Drive (2011, Nicolas Winding Refn)

Drive poster

Well, this was not what I was expecting at all! A film called “Drive” with a central character with a double life as stunt driver and getaway man – this is going to be a brainless adrenaline rush of chase after chase, right? Wrong. This is a properly cinematic thriller; yes, its hero is a bit of a superhero, and there are some good driving sequences but few, and they are more plausible than I expected.

The opening scene didn’t bode too well, with slightly too much “Basil Exposition” for my taste but, as soon as the first chase scene began, I was intrigued. This was a much more interesting chase than I expected.
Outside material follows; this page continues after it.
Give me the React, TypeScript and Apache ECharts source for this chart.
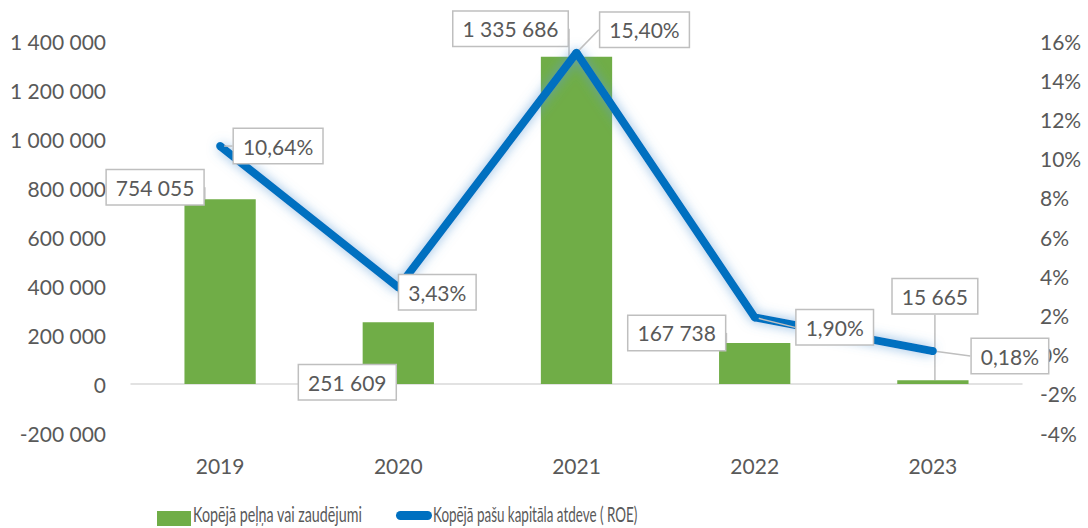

Then some time is spent establishing Driver’s (Gosling’s lead, I don’t think he’s named) relationship with Irene (Carey Mulligan, good in everything I’ve seen her in, including Dr Who) and her son, Benicio. There is some chemistry and it is delicate and sweet.

When Irene’s husband, Standard, comes out of jail, it throws a spanner in the works of Irene and Driver’s possible relationship but, again, there is a bit more going on. As Driver agrees to help Standard pay his debts, for Irene and Benicio’s sake and with the assistance of another crook, Blanche (Christina Hendricks, surprisingly unglam), the situation rapidly becomes more serious. Some of the film style is almost Lynchian in style, dark and menacing, and there are occasional bursts of extreme violence. Despite my initial fears, there are no “A-Team cars rolling over, things explode, nobody hurt” and the “18” certificate is not surprising.

There are twists, not labyrinthine, and there are characters, though not especially deep but, most of all, there is craft on display here. It’s not perfect but it is, much to my surprise, among the best films I’ve seen this year.